Fa un po’ come Trump: il ministro dell’Interno italiano minaccia, se l’Onu fa cose che non ci piacciono, tagliamo i fondi. Al leader della Lega non è piaciuta la missiva inviata dall’Alto commissario per i diritti umani e firmata da diversi suoi esperti che condanna le politiche italiane in materia di salvataggio in mare, accesso al diritto di asilo, la stigmatizzazione dei richiedenti asilo e delle Ong, la chiusura dei porti. E anche i contenuti del cosiddetto Decreto sicurezza bis, non ancora approvato dal consiglio dei ministri.
Sdegnato per la missiva dell’Onu al governo italiano nelle persone dell’ambasciatore al Palazzo di Vetro come tramite per il titolare della Farnesina Moavero, Matteo Salvini ha scritto a sua volta al premier Conte. Un testo duro che contiene una proposta/minaccia: tagliamo il contributo italiano alle Nazioni Unite.
La missiva Onu (qui la traduzione di Avvenire) è puntuale e segnala in maniera rigorosa e con riferimenti alle leggi internazionali, il perché delle proprie critiche. Si parla della criminalizzazione della Mare Jonio, della impossibilità di riportare le persone soccorse in Libia per non metterle a rischio di violenze a abusi.
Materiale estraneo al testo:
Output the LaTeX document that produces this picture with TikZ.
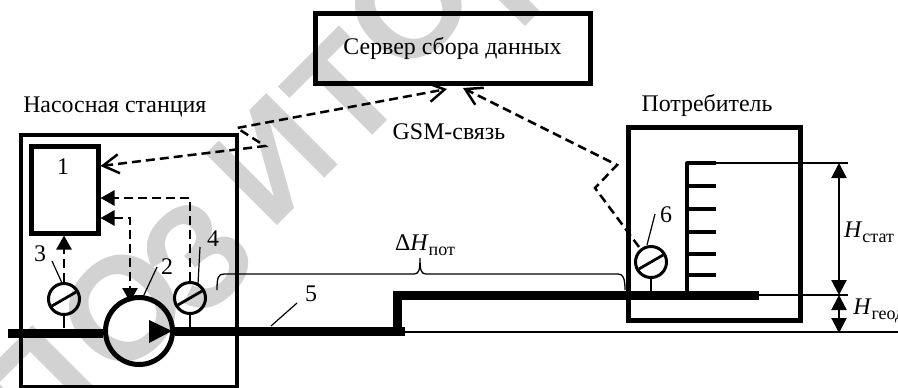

Le critiche relative al Decreto sicurezza sono naturalmente circoscritte al tema in oggetto: la lettera Onu esprime preoccupazione per l’idea di punire chi effettua salvataggi in mare. E segnala come le navi civili abbiano smesso di salvare vite umane perché scoraggiate dalla risposta dei governi europei (e dalla ventilata chiusura dei porti italiana).
Nella lettera a Conte (qui il testo, ancora da Avvenire) , il ministro accusa l’Onu di intervenire su un tema delicato a pochi giorni dal voto (la lettera è del 15 maggio) e di criticare un Decreto di cui si conoscono i contenuti ma che non è ancora passato al Consiglio dei ministri. Salvini critica anche la “scorrettezza procedurale” di aver reso nota la lettera ai media prima di consegnarla. Questa è una critica potenzialmente giusta. Se non venisse dal comunicatore in diretta sui social per eccellenza.
Salvini parla di “evidente ingerenza nell’attività politica e normativa originata da preconcette impostazioni ideologiche e dalla vicinanza a posizioni care ad ambienti insofferenti nei confronti del nuovo corso impresso alle politiche migratorie”. In conclusione, il ministro chiede una dura presa di posizione nei confronti dei rapporteurs all’Alto commissario che firmano la lettera e la ricognizione del contributo italiano all’Onu per “riconsiderare l’apporto nazionale in termini di risorse”.
Ora, il problema è uno solo e non riguarda le questioni di forma: la data della missiva o la trasmissione alla stampa. Il tema sono le leggi e le convenzioni internazionali a cui l’Italia aderisce. Su queste si appuntano le critiche dell’Onu e scrivere, come fa il ministro, che in Libia l’Italia è impegnata per migliorare la situazione, non cambia le cose. I migranti in Libia sono a rischio della vita, di violenze, stupri, ricatti. Abbiamo sentito i racconti, visto le cicatrici e anche le immagini. Oggi, con il vuoto di potere e la guerra tornata a impazzare, è probabilmente peggio di alcuni mesi fa.
Ciò detto, la lettera del ministro è fondamentalmente un richiamo all’ordine per la maggioranza. Caro premier, la politica dell’immigrazione in Italia è quella che stiamo facendo e il governo deve sostenerla compatto. Se la lettera Onu risale ai giorni precedenti le elezioni, infatti, quella del vincitore delle consultazioni europee e diretta al rappresentante degli sconfitti delle stesse consultazioni, arriva dopo il voto.